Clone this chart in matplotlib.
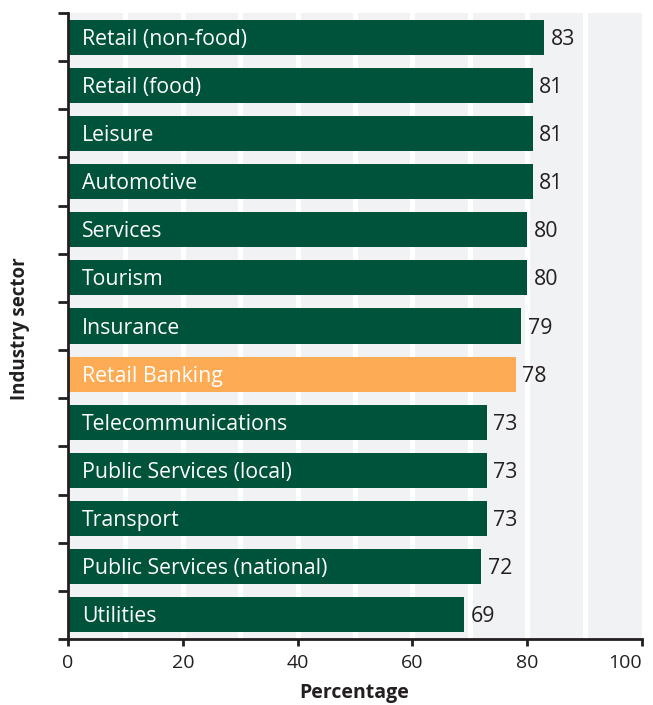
import matplotlib
matplotlib.use("Agg")
import matplotlib.pyplot as plt
from matplotlib.transforms import ScaledTranslation

categories = ["Retail (non-food)", "Retail (food)", "Leisure", "Automotive", "Services",
              "Tourism", "Insurance", "Retail Banking", "Telecommunications",
              "Public Services (local)", "Transport", "Public Services (national)", "Utilities"]
values = [83, 81, 81, 81, 80, 80, 79, 78, 73, 73, 73, 72, 69]
highlight = "Retail Banking"
xticks = [0, 20, 40, 60, 80, 100]

plt.rcParams['font.family'] = ['Open Sans', 'DejaVu Sans']
green = "#00533b"
orange = "#fdab55"
dark = "#231f20"

W, H = 653, 705
fig = plt.figure(figsize=(W/100, H/100), dpi=100)
ax = fig.add_axes([68/W, 1-639/H, (642-68)/W, (639-13)/H])
ax.set_facecolor("#f1f2f4")

for g in range(10, 100, 10):
    ax.axvline(g, color="white", lw=3.6, zorder=1)

ypos = list(range(len(categories)))
colors = [orange if c == highlight else green for c in categories]
ax.barh(ypos, values, height=0.727, color=colors, zorder=2)

down = ScaledTranslation(0, -2/100, fig.dpi_scale_trans)
for y, c, v in zip(ypos, categories, values):
    ax.text(2.4, y, c, color="white", fontsize=15.3, va="center", ha="left", zorder=3,
            transform=ax.transData + down)
    ax.text(v + 1.1, y, str(v), color=dark, fontsize=15.3, va="center", ha="left", zorder=3,
            transform=ax.transData + down)

ax.set_xlim(0, 100)
ax.set_ylim(len(categories) - 0.5, -0.5)
ax.set_xticks(xticks)
ax.set_xticklabels([str(t) for t in xticks], fontsize=14, color=dark)
ax.get_xticklabels()[-1].set_horizontalalignment("right")
ax.get_xticklabels()[-1].set_transform(ax.get_xaxis_transform() + ScaledTranslation(2/72, 0, fig.dpi_scale_trans))
ax.set_yticks([i - 0.5 for i in range(len(categories) + 1)])
ax.set_yticklabels([])
ax.tick_params(axis="x", length=5, width=2, color=dark, pad=6)
ax.tick_params(axis="y", length=7, width=2, color=dark)

for s in ["top", "right"]:
    ax.spines[s].set_visible(False)
for s in ["left", "bottom"]:
    ax.spines[s].set_linewidth(2)
    ax.spines[s].set_color(dark)

fig.text(354/W, 1-698/H, "Percentage", fontsize=14, fontweight="bold", color=dark,
         ha="center", va="baseline")
fig.text(20/W, 1-329/H, "Industry sector", fontsize=13.5, fontweight="bold", color=dark,
         ha="center", va="center", rotation=90)

fig.savefig("out.png", dpi=100)
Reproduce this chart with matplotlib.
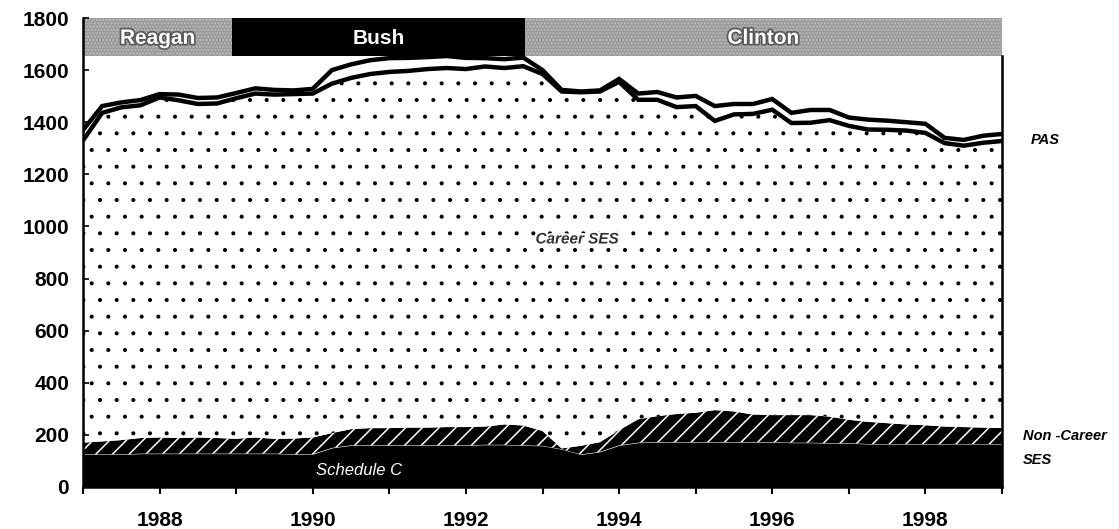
import numpy as np
import matplotlib
matplotlib.use("Agg")
import matplotlib.pyplot as plt
import matplotlib.patheffects as pe
import matplotlib.hatch as mhatch

plt.rcParams['font.family'] = ['Liberation Sans', 'DejaVu Sans']
# smaller stipple dots for the Career SES texture
mhatch.SmallFilledCircles.size = 0.075

# ---- data (quarterly, 1987.0 .. 1999.0) ----
years = [1987 + 0.25 * i for i in range(49)]

schedule_c = [125, 125, 125, 128, 128, 128, 128, 128, 128, 128, 128, 126, 126,
              150, 160, 160, 160, 160, 160, 160, 160, 162, 162, 160,
              158, 145, 125, 135, 160, 170, 172, 172, 172, 172, 172, 172,
              172, 170, 170, 168, 168, 165, 165, 165, 165, 165, 165, 165, 165]
non_career_top = [170, 175, 180, 188, 190, 188, 190, 188, 185, 190, 185, 186, 190,
                  207, 222, 226, 226, 228, 228, 230, 230, 232, 240, 236,
                  215, 148, 158, 172, 218, 260, 272, 280, 285, 295, 290, 278,
                  276, 276, 276, 270, 258, 250, 245, 240, 237, 232, 230, 228, 226]
career_top = [1330, 1436, 1457, 1465, 1495, 1484, 1470, 1472, 1492, 1510, 1506, 1508, 1510,
              1548, 1570, 1585, 1593, 1597, 1604, 1608, 1604, 1614, 1608, 1615,
              1585, 1518, 1515, 1518, 1555, 1486, 1486, 1458, 1462, 1405, 1430, 1432,
              1448, 1397, 1398, 1408, 1386, 1372, 1371, 1368, 1359, 1320, 1310, 1321, 1328]
total_top = [1370, 1462, 1476, 1485, 1508, 1506, 1493, 1495, 1512, 1530, 1524, 1522, 1528,
             1600, 1622, 1638, 1646, 1647, 1650, 1654, 1647, 1646, 1642, 1648,
             1600, 1524, 1518, 1522, 1566, 1510, 1516, 1495, 1501, 1462, 1470, 1470,
             1489, 1436, 1447, 1447, 1418, 1410, 1406, 1400, 1394, 1340, 1332, 1348, 1355]

# components
non_career = [n - s for n, s in zip(non_career_top, schedule_c)]
career = [c - n for c, n in zip(career_top, non_career_top)]
pas = [t - c for t, c in zip(total_top, career_top)]

presidents = ["Reagan", "Bush", "Clinton"]
terms = [(1987.0, 1988.95), (1988.95, 1992.77), (1992.77, 1999.0)]

year_ticks = list(range(1987, 2000))
year_labels = ["1988", "1990", "1992", "1994", "1996", "1998"]
y_ticks = list(range(0, 2000, 200))

# ---- figure ----
fig = plt.figure(figsize=(11.19, 5.29), dpi=100)
ax = fig.add_axes([83 / 1119, 1 - 487 / 529, (1002 - 83) / 1119, (487 - 18) / 529])

x = np.array(years)
s = np.array(schedule_c)
n = s + np.array(non_career)
c = n + np.array(career)
t = c + np.array(pas)

plt.rcParams['hatch.linewidth'] = 1.1
ax.fill_between(x, 0, s, facecolor='black', edgecolor='black', linewidth=0)
ax.fill_between(x, s, n, facecolor='black', edgecolor='white', hatch='//', linewidth=0)
ax.fill_between(x, n, c, facecolor='white', edgecolor='black', hatch='.', linewidth=0)
ax.fill_between(x, c, t, facecolor='white', linewidth=0)
ax.plot(x, c, color='black', lw=3.2, solid_joinstyle='miter')
ax.plot(x, t, color='black', lw=3.2, solid_joinstyle='miter')

# presidential band
band_lo, band_hi = 1655, 1800
band_styles = [dict(facecolor='#9a9a9a', edgecolor='#c4c4c4', hatch='.....'),
               dict(facecolor='black', edgecolor='black', hatch=None),
               dict(facecolor='#9a9a9a', edgecolor='#c4c4c4', hatch='.....')]
for name, (x0, x1), st in zip(presidents, terms, band_styles):
    ax.fill_between([x0, x1], band_lo, band_hi, linewidth=0, **st)
    txt = ax.text((x0 + x1) / 2, 1722, name, color='white', fontsize=15,
                  ha='center', va='center', fontweight='bold')
    if name != 'Bush':
        txt.set_path_effects([pe.withStroke(linewidth=2.5, foreground='#5a5a5a')])

ax.set_xlim(1987, 1999)
ax.set_ylim(0, 1800)
ax.set_xticks(year_ticks)
ax.set_xticklabels(["" if str(yv) not in year_labels else str(yv) for yv in year_ticks])
ax.set_yticks(y_ticks)
ax.set_yticklabels([str(v) for v in y_ticks])
ax.tick_params(axis='y', direction='in', length=4, width=1.2, labelsize=15, pad=10)
ax.tick_params(axis='x', direction='out', length=5, width=1.5, labelsize=15, pad=12)
for lab in ax.get_xticklabels() + ax.get_yticklabels():
    lab.set_fontweight('bold')

ax.spines['top'].set_visible(False)
ax.spines['right'].set_bounds(0, band_lo)
for sp in ['left', 'right', 'bottom']:
    ax.spines[sp].set_linewidth(1.8)

# annotations
ax.text(1993.45, 950, "Career SES", fontsize=11, style='italic', fontweight='bold',
        ha='center', va='center', color='#333333',
        path_effects=[pe.withStroke(linewidth=3, foreground='white')])
ax.text(1990.6, 65, "Schedule C", fontsize=12, style='italic', color='white',
        ha='center', va='center')
ax.text(1999.38, 1330, "PAS", fontsize=10.5, style='italic', fontweight='bold',
        ha='left', va='center', clip_on=False)
ax.text(1999.27, 195, "Non -Career", fontsize=10.5, style='italic', fontweight='bold',
        ha='left', va='center', clip_on=False)
ax.text(1999.27, 105, "SES", fontsize=10.5, style='italic', fontweight='bold',
        ha='left', va='center', clip_on=False)

fig.savefig("out.png", dpi=100)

•••••

▶ **What needs to be done**
From the records above, give again only the part that opens with the line containing "Reproduce this chart with matplotlib." and closes with the line containing "years = [1987 + 0.25 * i for i in range(49)]". Keep both ends but drop the pictures.

▶ **Problem solution**
Reproduce this chart with matplotlib.
import numpy as np
import matplotlib
matplotlib.use("Agg")
import matplotlib.pyplot as plt
import matplotlib.patheffects as pe
import matplotlib.hatch as mhatch

plt.rcParams['font.family'] = ['Liberation Sans', 'DejaVu Sans']
# smaller stipple dots for the Career SES texture
mhatch.SmallFilledCircles.size = 0.075

# ---- data (quarterly, 1987.0 .. 1999.0) ----
years = [1987 + 0.25 * i for i in range(49)]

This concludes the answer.